Speaking of Holy Saturday, that was the day on which he was ordained in 1955. Fr. Franco was only 22 years old and had to receive dispensation to be ordained at such a young age. After the Easter Vigil Mass, which was offered in the morning those days, he offered his first Mass in the glory of Easter at the altar of “La Modonna della Fuducia, Our Lady of Confidence,” in the Lateran Basilica.
After defending his doctoral dissertation in Biblical Theology a year later (which he did, of course, in Latin), Fr. Franco returned to the States to begin his work in the parishes of New York. This is when Hilario began to be called Hilary, something easier on the American ear. He served parishes in the Bronx, Staten Island, and Westchester.
Working in New York he crossed paths with the famed Bishop Fulton J. Sheen, widely known for his popular radio and television programs, which were heard and watched by tens of millions. Sheen recruited the young Fr. Franco to work for him. At first, it was a part-time job to help with Bishop Sheen’s preparations for the upcoming Second Vatican Council. Fr.
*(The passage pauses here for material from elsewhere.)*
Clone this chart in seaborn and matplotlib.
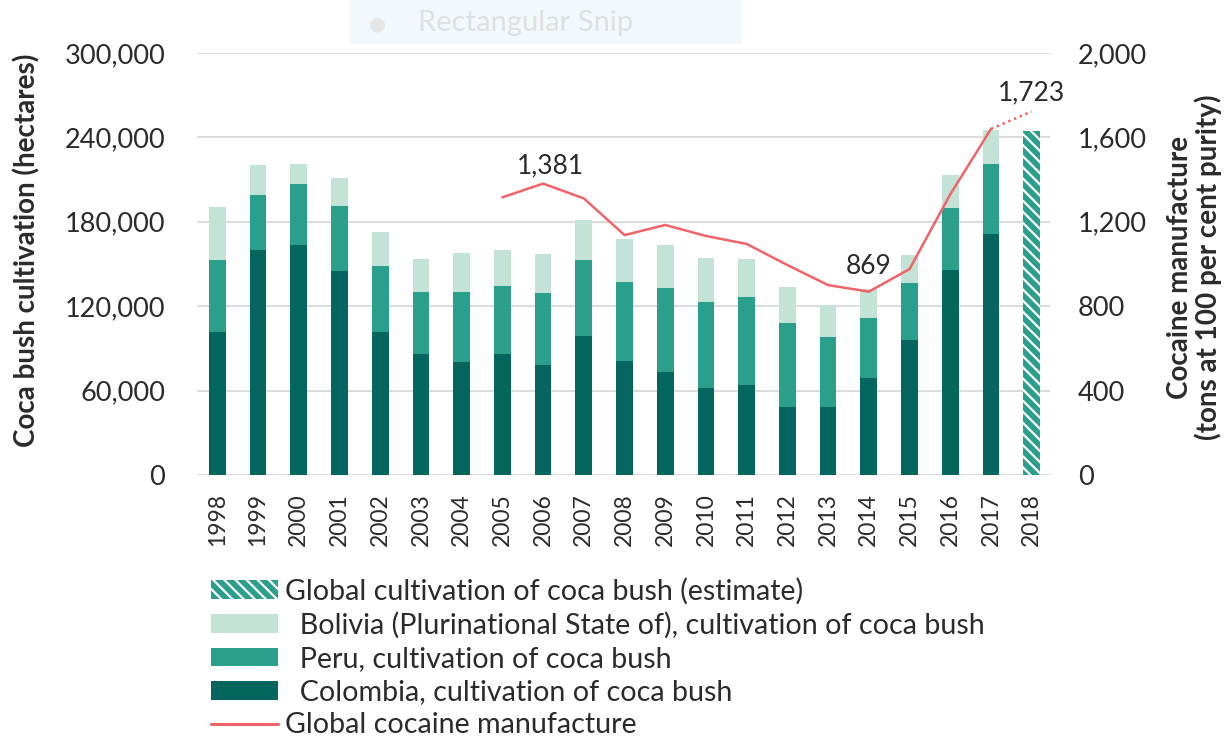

Franco’s fluency in Latin was a particularly important asset as all documents and relevant correspondence related to the Council were conducted in the ancient language. Soon, however, it turned into a full-time job as Fr. Franco joined Bishop Sheen at the National Society for the Propagation of the Faith. Fr. Franco worked as Sheen’s closest assistant from 1962 to 1966. They lived at the same house at 109 East 38th Street, New York, and traveled the world together for their work on behalf of the missions: Hong Kong, a leper colony in Thailand, Brazil, and more. Many fascinating anecdotes from Fr. Franco’s time with the man who has since been declared “Venerable” by the Church are contained not only his recently published memoir Six Popes, but also in his first book, titled Bishop Fulton J. Sheen: Mentor and Friend.
I was always impressed whenever I entered Msgr. Franco’s rectory to see a signed portrait of Bishop Sheen prominently displayed, with the inscription: “To my dear friend Father Hilario Franco, who has done more for me than any priest in the world and is a constant edification. Gratefully in Christ, Fulton J. Sheen.”
When Sheen was named Bishop of Rochester, Fr. Franco briefly returned to parish work before being named Secretary to the Apostolic Delegation in Washington D.C., which is the office of the papal nuncio to the United States. He served in that position for two years until he was called to work in the Vatican in 1968. He would remain there for the next 26 years, working at the “English Desk” of the Congregation for the Clergy. About Msgr. Franco’s time in Rome, of particular interest to me was reading about his role in secretly hand-delivering letters from John Paul II to Soviet leadership in Moscow in early 1981.
Msgr. Franco returned to the Unites States in 1994 to become a pastor for this first time at the age of 62. St. Augustine’s in Ossining, New York sits on 35 acres of land overlooking the scenic Hudson River. After his almost two decades at the parish, there were six vocations, two priests and four deacons. He also guided the building of an addition to the school, which educates 600 students.
In such a full and extraordinary life, there are many memories and insights that could have been lost to posterity. Thankfully, we can be assured they will live on in this memoir, because “littera scripta manet, the written word remains.” Of all that can be taken from reading about such a fascinating life, I appreciate its most basic message of the joy and good that can come from a life of service to Christ and the Church.